Agile is not dead – but the hype may be
One reason Agile attracts criticism is that it has often been presented as a universal solution. Teams were promised faster delivery, higher productivity, greater innovation, and happier employees – all through a set of ceremonies and frameworks.
Reality proved more complicated. Many organisations adopted Agile rituals while keeping traditional decision-making structures, annual planning cycles, and hierarchical governance models. Stand-ups, retrospectives, and sprint reviews became routine, but the underlying organisation remained unchanged. As a result, employees often experienced Agile as an additional layer of the process rather than genuine empowerment.
When people say that Agile is dead, they are usually not rejecting the principles of collaboration, customer focus, or continuous improvement. They are rejecting the gap between the promise and the reality.
The real challenge is operating in uncertainty
What has not changed is the environment in which organisations operate. Markets evolve quickly. Customer expectations shift. Technologies emerge and mature faster than most strategic planning cycles. In this context, organisations still face a fundamental challenge: how to make good decisions when the future cannot be predicted with certainty.
This is where Agile thinking remains relevant, not as a framework, but as a response to uncertainty. The ability to deliver incrementally, learn from feedback and adjust direction based on evidence remains valuable regardless of whether a team follows Scrum, Kanban, a hybrid model, or no formal methodology at all.
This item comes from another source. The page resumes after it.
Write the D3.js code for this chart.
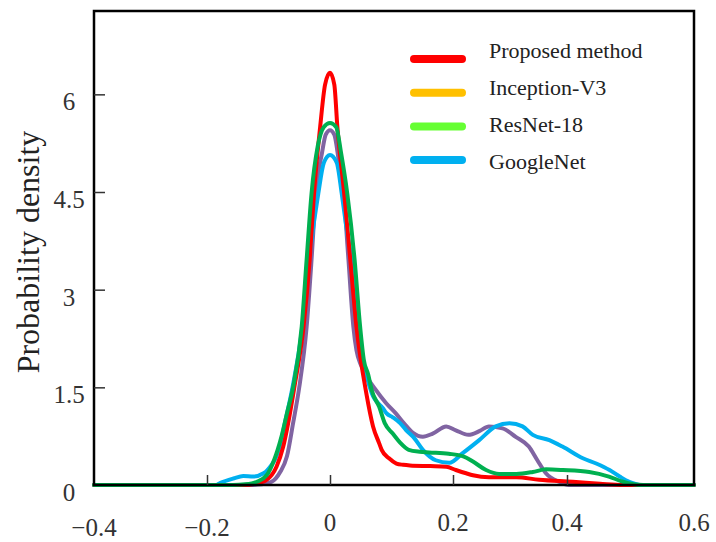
<!DOCTYPE html>
<html>
<head>
<meta charset="utf-8">
<script src="https://cdn.jsdelivr.net/npm/d3@7/dist/d3.min.js"></script>
<style>
  html, body { margin: 0; padding: 0; background: #fff; }
  svg { display: block; }
</style>
</head>
<body>
<svg id="chart" width="716" height="542"></svg>
<script>
// ---- Data ----
const xTicks = [-0.4, -0.2, 0, 0.2, 0.4, 0.6];
const yTicks = [0, 1.5, 3, 4.5, 6];
const yLabel = "Probability density";

const legendNames = ["Proposed method", "Inception-V3", "ResNet-18", "GoogleNet"];
const legendColors = ["#ff0000", "#ffc000", "#66ff33", "#00b0f0"];

// curves as drawn (colours in the plot differ from the legend in the original)
const purpleX = [-0.4, -0.130, -0.111, -0.095, -0.081, -0.070, -0.060, -0.050, -0.038, -0.030, -0.023, -0.013, -0.007, 0, 0.007, 0.014, 0.022, 0.030, 0.038, 0.043, 0.050, 0.060, 0.073, 0.091, 0.107, 0.120, 0.135, 0.151, 0.167, 0.189, 0.205, 0.227, 0.247, 0.263, 0.287, 0.310, 0.333, 0.348, 0.363, 0.386, 0.403, 0.6];
const purpleY = [0, 0, 0.01, 0.05, 0.2, 0.44, 0.95, 1.5, 2.43, 3.46, 4.48, 5.1, 5.38, 5.45, 5.38, 5.0, 4.48, 3.46, 2.43, 2.07, 1.85, 1.66, 1.48, 1.26, 1.1, 0.95, 0.8, 0.74, 0.79, 0.9, 0.84, 0.77, 0.83, 0.9, 0.87, 0.74, 0.59, 0.38, 0.18, 0.05, 0, 0];

const cyanX = [-0.4, -0.186, -0.179, -0.157, -0.141, -0.125, -0.108, -0.095, -0.089, -0.081, -0.073, -0.062, -0.045, -0.034, -0.019, -0.010, 0, 0.011, 0.019, 0.026, 0.035, 0.046, 0.054, 0.068, 0.086, 0.092, 0.102, 0.114, 0.124, 0.137, 0.151, 0.172, 0.194, 0.217, 0.246, 0.275, 0.299, 0.322, 0.340, 0.369, 0.392, 0.425, 0.446, 0.467, 0.483, 0.498, 0.519, 0.6];
const cyanY = [0, 0, 0.03, 0.10, 0.14, 0.13, 0.18, 0.31, 0.40, 0.62, 0.97, 1.45, 2.43, 3.46, 4.48, 4.95, 5.07, 4.95, 4.48, 4.0, 3.46, 2.43, 1.92, 1.41, 1.18, 1.1, 1.04, 0.95, 0.84, 0.72, 0.54, 0.38, 0.34, 0.49, 0.69, 0.9, 0.95, 0.9, 0.77, 0.69, 0.59, 0.41, 0.33, 0.23, 0.13, 0.05, 0, 0];

const redX = [-0.4, -0.141, -0.122, -0.103, -0.087, -0.076, -0.068, -0.058, -0.043, -0.033, -0.026, -0.016, -0.008, 0, 0.007, 0.012, 0.023, 0.033, 0.043, 0.059, 0.070, 0.080, 0.084, 0.096, 0.108, 0.119, 0.130, 0.163, 0.189, 0.205, 0.223, 0.235, 0.263, 0.311, 0.351, 0.409, 0.452, 0.488, 0.6];
const redY = [0, 0, 0.02, 0.08, 0.28, 0.59, 0.95, 1.5, 2.43, 3.46, 4.48, 5.5, 6.15, 6.33, 6.15, 5.5, 4.48, 3.46, 2.43, 1.41, 0.9, 0.64, 0.54, 0.41, 0.33, 0.31, 0.30, 0.29, 0.28, 0.23, 0.18, 0.15, 0.12, 0.12, 0.08, 0.05, 0.02, 0, 0];

const greenX = [-0.4, -0.158, -0.138, -0.119, -0.103, -0.091, -0.079, -0.070, -0.060, -0.046, -0.038, -0.030, -0.020, -0.010, 0, 0.010, 0.018, 0.028, 0.040, 0.049, 0.055, 0.062, 0.068, 0.080, 0.089, 0.102, 0.114, 0.128, 0.146, 0.161, 0.193, 0.218, 0.235, 0.258, 0.281, 0.311, 0.340, 0.363, 0.393, 0.435, 0.466, 0.488, 0.520, 0.6];
const greenY = [0, 0, 0.01, 0.05, 0.15, 0.38, 0.74, 1.1, 1.5, 2.43, 3.46, 4.48, 5.2, 5.5, 5.56, 5.5, 5.1, 4.48, 3.46, 2.43, 1.92, 1.7, 1.45, 1.2, 0.95, 0.79, 0.65, 0.54, 0.51, 0.5, 0.48, 0.44, 0.36, 0.23, 0.17, 0.17, 0.2, 0.24, 0.23, 0.2, 0.13, 0.05, 0, 0];

const seriesX = [purpleX, cyanX, redX, greenX];
const seriesY = [purpleY, cyanY, redY, greenY];
const seriesColors = ["#8064a2", "#00b0f0", "#ff0000", "#00b050"];

// ---- Layout ----
const svg = d3.select("#chart");
const plotL = 94, plotR = 694, plotT = 11, plotB = 485;

// piecewise scale, matching the uneven tick spacing of the original figure
const x = d3.scaleLinear()
  .domain(xTicks)
  .range([94, 207, 330, 453, 567, 694]);
const y = d3.scaleLinear().domain([0, 7.28]).range([plotB, plotT]);

// curves
const line = d3.line()
  .x(d => x(d[0]))
  .y(d => y(d[1]))
  .curve(d3.curveMonotoneX);

seriesX.forEach((xs, i) => {
  const pts = xs.map((v, j) => [v, seriesY[i][j]]);
  svg.append("path")
    .attr("d", line(pts))
    .attr("fill", "none")
    .attr("stroke", seriesColors[i])
    .attr("stroke-width", 4)
    .attr("stroke-linejoin", "round")
    .attr("stroke-linecap", "round");
});

// frame
svg.append("rect")
  .attr("x", plotL).attr("y", plotT)
  .attr("width", plotR - plotL).attr("height", plotB - plotT)
  .attr("fill", "none").attr("stroke", "#000").attr("stroke-width", 2.5);

// y axis (ticks inside)
const yAxis = d3.axisRight(y).tickValues(yTicks).tickSize(11).tickFormat("");
const gy = svg.append("g").attr("transform", `translate(${plotL},0)`).call(yAxis);
gy.select(".domain").remove();
gy.selectAll(".tick line").attr("stroke", "#333").attr("stroke-width", 1.5)
  .filter(d => d === 0).remove();

svg.selectAll(".ylab").data(yTicks).enter().append("text")
  .attr("x", 69).attr("y", d => y(d) + 16)
  .attr("text-anchor", "middle")
  .attr("font-family", "Liberation Serif, serif")
  .attr("font-size", 25).attr("fill", "#333")
  .text(d => String(d));

// x axis (ticks inside)
const xAxis = d3.axisTop(x).tickValues(xTicks.slice(1, -1)).tickSize(10).tickFormat("");
const gx = svg.append("g").attr("transform", `translate(0,${plotB})`).call(xAxis);
gx.select(".domain").remove();
gx.selectAll(".tick line").attr("stroke", "#333").attr("stroke-width", 1.5);

svg.selectAll(".xlab").data(xTicks).enter().append("text")
  .attr("x", d => x(d)).attr("y", d => d < 0 ? 536 : 531)
  .attr("text-anchor", "middle")
  .attr("font-family", "Liberation Serif, serif")
  .attr("font-size", 25).attr("fill", "#333")
  .text(d => d < 0 ? "\u2212" + Math.abs(d) : String(d));

// y label
svg.append("text")
  .attr("transform", "translate(39,252) rotate(-90)")
  .attr("text-anchor", "middle")
  .attr("font-family", "Liberation Serif, serif")
  .attr("font-size", 32).attr("fill", "#222")
  .text(yLabel);

// legend
const lg = svg.append("g");
legendNames.forEach((name, i) => {
  lg.append("line")
    .attr("x1", 414).attr("x2", 462)
    .attr("y1", 59 + i * 33.7).attr("y2", 59 + i * 33.7)
    .attr("stroke", legendColors[i]).attr("stroke-width", 8)
    .attr("stroke-linecap", "round");
  lg.append("text")
    .attr("x", 489).attr("y", 58 + i * 37)
    .attr("font-family", "Liberation Serif, serif")
    .attr("font-size", 22).attr("fill", "#222")
    .text(name);
});
</script>
</body>
</html>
Resistance often comes from experience
One of the biggest mistakes Agile practitioners make is assuming that resistance comes from a lack of understanding. In reality, resistance often comes from experience.
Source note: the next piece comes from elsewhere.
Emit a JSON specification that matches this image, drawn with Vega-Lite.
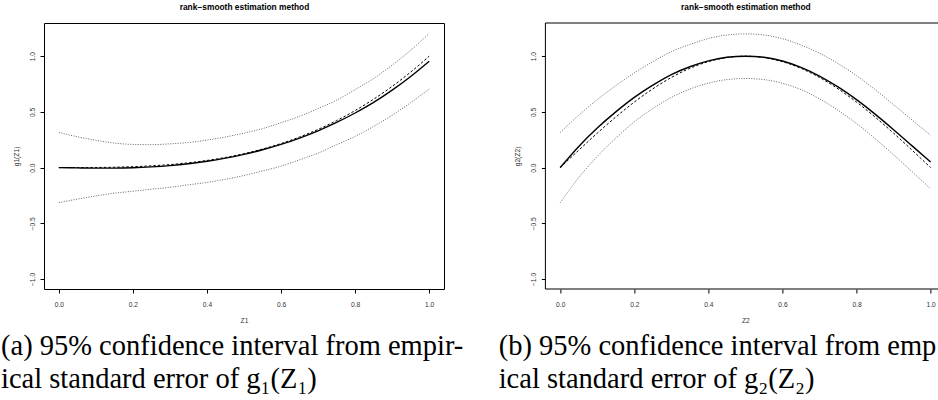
{
  "$schema": "https://vega.github.io/schema/vega-lite/v6.json",
  "padding": {"left": 0, "top": 1, "right": 0, "bottom": 0},
  "autosize": {"type": "pad"},
  "background": "white",
  "bounds": "flush",
  "spacing": 101.4,
  "config": {
    "font": "Liberation Sans",
    "view": {"stroke": "black", "strokeWidth": 1},
    "axis": {"domain": false, "grid": false, "tickColor": "black", "tickSize": 4, "tickWidth": 1, "labelFont": "Liberation Sans", "labelFontSize": 6.7, "labelColor": "#333", "titleFont": "Liberation Sans", "titleFontSize": 6.7, "titleFontWeight": "normal", "titleColor": "#333"},
    "axisX": {"labelPadding": 8, "titlePadding": 10},
    "axisY": {"labelPadding": 5, "labelAngle": -90, "titlePadding": 10},
    "title": {"font": "Liberation Serif", "fontSize": 28.5, "fontWeight": "normal", "color": "black", "lineHeight": 33, "orient": "bottom", "anchor": "start", "frame": "group", "offset": 8},
    "line": {"interpolate": "monotone"}
  },
  "datasets": {
    "g1": [
      {"z": 0, "est": 0, "truth": 0, "lo": -0.315, "hi": 0.315},
      {"z": 0.05, "est": -0.003, "truth": 0.0001, "lo": -0.283, "hi": 0.277},
      {"z": 0.1, "est": -0.005, "truth": 0.001, "lo": -0.255, "hi": 0.245},
      {"z": 0.15, "est": -0.005, "truth": 0.0034, "lo": -0.23, "hi": 0.22},
      {"z": 0.2, "est": -0.002, "truth": 0.008, "lo": -0.212, "hi": 0.208},
      {"z": 0.25, "est": 0.006, "truth": 0.0156, "lo": -0.194, "hi": 0.206},
      {"z": 0.3, "est": 0.018, "truth": 0.027, "lo": -0.177, "hi": 0.213},
      {"z": 0.35, "est": 0.035, "truth": 0.0429, "lo": -0.155, "hi": 0.225},
      {"z": 0.4, "est": 0.057, "truth": 0.064, "lo": -0.133, "hi": 0.247},
      {"z": 0.45, "est": 0.085, "truth": 0.0911, "lo": -0.105, "hi": 0.275},
      {"z": 0.5, "est": 0.119, "truth": 0.125, "lo": -0.071, "hi": 0.309},
      {"z": 0.55, "est": 0.16, "truth": 0.1664, "lo": -0.03, "hi": 0.35},
      {"z": 0.6, "est": 0.208, "truth": 0.216, "lo": 0.013, "hi": 0.403},
      {"z": 0.65, "est": 0.265, "truth": 0.2746, "lo": 0.07, "hi": 0.46},
      {"z": 0.7, "est": 0.33, "truth": 0.343, "lo": 0.13, "hi": 0.53},
      {"z": 0.75, "est": 0.405, "truth": 0.4219, "lo": 0.205, "hi": 0.605},
      {"z": 0.8, "est": 0.49, "truth": 0.512, "lo": 0.28, "hi": 0.7},
      {"z": 0.85, "est": 0.585, "truth": 0.6141, "lo": 0.37, "hi": 0.8},
      {"z": 0.9, "est": 0.695, "truth": 0.729, "lo": 0.47, "hi": 0.92},
      {"z": 0.95, "est": 0.818, "truth": 0.8574, "lo": 0.583, "hi": 1.053},
      {"z": 1, "est": 0.955, "truth": 1, "lo": 0.705, "hi": 1.205}
    ],
    "g2": [
      {"z": 0, "est": 0, "truth": 0, "lo": -0.315, "hi": 0.315},
      {"z": 0.05, "est": 0.19, "truth": 0.156, "lo": -0.09, "hi": 0.47},
      {"z": 0.1, "est": 0.355, "truth": 0.309, "lo": 0.1, "hi": 0.61},
      {"z": 0.15, "est": 0.5, "truth": 0.454, "lo": 0.265, "hi": 0.735},
      {"z": 0.2, "est": 0.63, "truth": 0.588, "lo": 0.41, "hi": 0.85},
      {"z": 0.25, "est": 0.74, "truth": 0.707, "lo": 0.53, "hi": 0.95},
      {"z": 0.3, "est": 0.835, "truth": 0.809, "lo": 0.63, "hi": 1.04},
      {"z": 0.35, "est": 0.905, "truth": 0.891, "lo": 0.705, "hi": 1.105},
      {"z": 0.4, "est": 0.958, "truth": 0.951, "lo": 0.758, "hi": 1.158},
      {"z": 0.45, "est": 0.99, "truth": 0.988, "lo": 0.79, "hi": 1.19},
      {"z": 0.5, "est": 1.0, "truth": 1.0, "lo": 0.8, "hi": 1.2},
      {"z": 0.55, "est": 0.99, "truth": 0.988, "lo": 0.79, "hi": 1.19},
      {"z": 0.6, "est": 0.957, "truth": 0.951, "lo": 0.757, "hi": 1.157},
      {"z": 0.65, "est": 0.9, "truth": 0.891, "lo": 0.7, "hi": 1.1},
      {"z": 0.7, "est": 0.822, "truth": 0.809, "lo": 0.617, "hi": 1.027},
      {"z": 0.75, "est": 0.724, "truth": 0.707, "lo": 0.514, "hi": 0.934},
      {"z": 0.8, "est": 0.61, "truth": 0.588, "lo": 0.395, "hi": 0.825},
      {"z": 0.85, "est": 0.48, "truth": 0.454, "lo": 0.26, "hi": 0.7},
      {"z": 0.9, "est": 0.34, "truth": 0.309, "lo": 0.115, "hi": 0.565},
      {"z": 0.95, "est": 0.195, "truth": 0.156, "lo": -0.037, "hi": 0.427},
      {"z": 1, "est": 0.05, "truth": 0, "lo": -0.19, "hi": 0.29}
    ]
  },
  "hconcat": [
    {
      "width": 400,
      "height": 266,
      "title": {"text": ["(a) 95% confidence interval from empir-", "ical standard error of g₁(Z₁)"], "dx": -43},
      "data": {"name": "g1"},
      "layer": [
        {
          "transform": [{"fold": ["lo", "hi"], "as": ["series", "g"]}],
          "mark": {"type": "line", "strokeDash": [1, 1.5], "strokeWidth": 1, "color": "#666"},
          "encoding": {
            "x": {"field": "z", "type": "quantitative", "scale": {"domain": [-0.04, 1.04], "nice": false, "zero": false}, "axis": {"values": [0, 0.2, 0.4, 0.6, 0.8, 1], "format": ".1f", "title": "Z1"}},
            "y": {"field": "g", "type": "quantitative", "scale": {"domain": [-1.09, 1.298], "nice": false, "zero": false}, "axis": {"values": [-1, -0.5, 0, 0.5, 1], "format": ".1f", "title": "g1(Z1)"}},
            "detail": {"field": "series"}
          }
        },
        {
          "mark": {"type": "line", "strokeDash": [2.5, 2], "strokeWidth": 1, "color": "black"},
          "encoding": {
            "x": {"field": "z", "type": "quantitative", "scale": {"domain": [-0.04, 1.04], "nice": false, "zero": false}, "axis": null},
            "y": {"field": "truth", "type": "quantitative", "scale": {"domain": [-1.09, 1.298], "nice": false, "zero": false}, "axis": {"values": [-1, -0.5, 0, 0.5, 1], "format": ".1f", "title": "g1(Z1)"}}
          }
        },
        {
          "mark": {"type": "line", "strokeWidth": 1.4, "color": "black"},
          "encoding": {
            "x": {"field": "z", "type": "quantitative", "scale": {"domain": [-0.04, 1.04], "nice": false, "zero": false}, "axis": {"orient": "top", "labels": false, "ticks": false, "tickSize": 0, "domain": false, "title": "rank−smooth estimation method", "titleFontWeight": "bold", "titleFontSize": 8.4, "titleColor": "black", "titlePadding": 12}},
            "y": {"field": "est", "type": "quantitative", "scale": {"domain": [-1.09, 1.298], "nice": false, "zero": false}, "axis": {"values": [-1, -0.5, 0, 0.5, 1], "format": ".1f", "title": "g1(Z1)"}}
          }
        }
      ],
      "resolve": {"axis": {"x": "independent"}}
    },
    {
      "width": 393,
      "height": 266,
      "view": {"stroke": null},
      "title": {"text": ["(b) 95% confidence interval from emp", "ical standard error of g₂(Z₂)"], "dx": -46.7},
      "data": {"name": "g2"},
      "layer": [
        {
          "data": {"values": [{}]},
          "mark": {"type": "rule", "color": "black", "strokeWidth": 1},
          "encoding": {"x": {"datum": -0.04, "type": "quantitative", "scale": {"domain": [-0.04, 1.021], "nice": false, "zero": false}, "axis": null}}
        },
        {
          "data": {"values": [{}]},
          "mark": {"type": "rule", "color": "black", "strokeWidth": 1},
          "encoding": {"y": {"datum": 1.298, "type": "quantitative", "scale": {"domain": [-1.09, 1.298], "nice": false, "zero": false}, "axis": {"values": [-1, -0.5, 0, 0.5, 1], "format": ".1f", "title": "g2(Z2)"}}}
        },
        {
          "data": {"values": [{}]},
          "mark": {"type": "rule", "color": "black", "strokeWidth": 1},
          "encoding": {"y": {"datum": -1.09, "type": "quantitative", "scale": {"domain": [-1.09, 1.298], "nice": false, "zero": false}, "axis": {"values": [-1, -0.5, 0, 0.5, 1], "format": ".1f", "title": "g2(Z2)"}}}
        },
        {
          "transform": [{"fold": ["lo", "hi"], "as": ["series", "g"]}],
          "mark": {"type": "line", "strokeDash": [1, 1.5], "strokeWidth": 1, "color": "#666"},
          "encoding": {
            "x": {"field": "z", "type": "quantitative", "scale": {"domain": [-0.04, 1.021], "nice": false, "zero": false}, "axis": {"values": [0, 0.2, 0.4, 0.6, 0.8, 1], "format": ".1f", "title": "Z2", "titleX": 200}},
            "y": {"field": "g", "type": "quantitative", "scale": {"domain": [-1.09, 1.298], "nice": false, "zero": false}, "axis": {"values": [-1, -0.5, 0, 0.5, 1], "format": ".1f", "title": "g2(Z2)"}},
            "detail": {"field": "series"}
          }
        },
        {
          "mark": {"type": "line", "strokeDash": [2.5, 2], "strokeWidth": 1, "color": "black"},
          "encoding": {
            "x": {"field": "z", "type": "quantitative", "scale": {"domain": [-0.04, 1.021], "nice": false, "zero": false}, "axis": null},
            "y": {"field": "truth", "type": "quantitative", "scale": {"domain": [-1.09, 1.298], "nice": false, "zero": false}, "axis": {"values": [-1, -0.5, 0, 0.5, 1], "format": ".1f", "title": "g2(Z2)"}}
          }
        },
        {
          "mark": {"type": "line", "strokeWidth": 1.4, "color": "black"},
          "encoding": {
            "x": {"field": "z", "type": "quantitative", "scale": {"domain": [-0.04, 1.021], "nice": false, "zero": false}, "axis": {"orient": "top", "labels": false, "ticks": false, "tickSize": 0, "domain": false, "title": "rank−smooth estimation method", "titleFontWeight": "bold", "titleFontSize": 8.4, "titleColor": "black", "titlePadding": 12, "titleX": 200}},
            "y": {"field": "est", "type": "quantitative", "scale": {"domain": [-1.09, 1.298], "nice": false, "zero": false}, "axis": {"values": [-1, -0.5, 0, 0.5, 1], "format": ".1f", "title": "g2(Z2)"}}
          }
        }
      ],
      "resolve": {"axis": {"x": "independent"}}
    }
  ]
}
Experienced professionals have lived through multiple transformation initiatives. They have seen methodologies arrive with great enthusiasm and disappear a few years later. Their scepticism is often rooted in practical concerns: Will this improve our work? Will it solve real problems? Or is it simply the latest management trend?
These questions deserve serious answers. Long-serving employees often possess critical knowledge about customers, products, risks, and organisational realities. Ignoring that perspective weakens the very adaptability that Agile seeks to create.
Focus on outcomes rather than frameworks
The role of an Agile Coach is to help teams perform better, not to make them more agile. That means starting with business problems rather than methodologies.
If priorities change too frequently, improve transparency and decision-making. If delivery cycles are too long, reduce batch sizes. If collaboration is weak, strengthen feedback loops. The specific practices matter less than the outcomes they enable.
In many successful organisations, the most valuable Agile principles have become almost invisible. Teams collaborate closely, learn continuously, and adapt quickly.
Looking beyond the Agile debate
The debate about whether Agile is alive or dead is ultimately less important than many people think. The organisations that succeed are rarely those that most faithfully follow a methodology. They are the ones that continuously improve their ability to learn, adapt, and deliver value in changing environments.
If Agile has a future, it is not as a corporate buzzword or a transformation programme, but as a practical mindset for dealing with uncertainty. And perhaps that is where Agile should have been all along.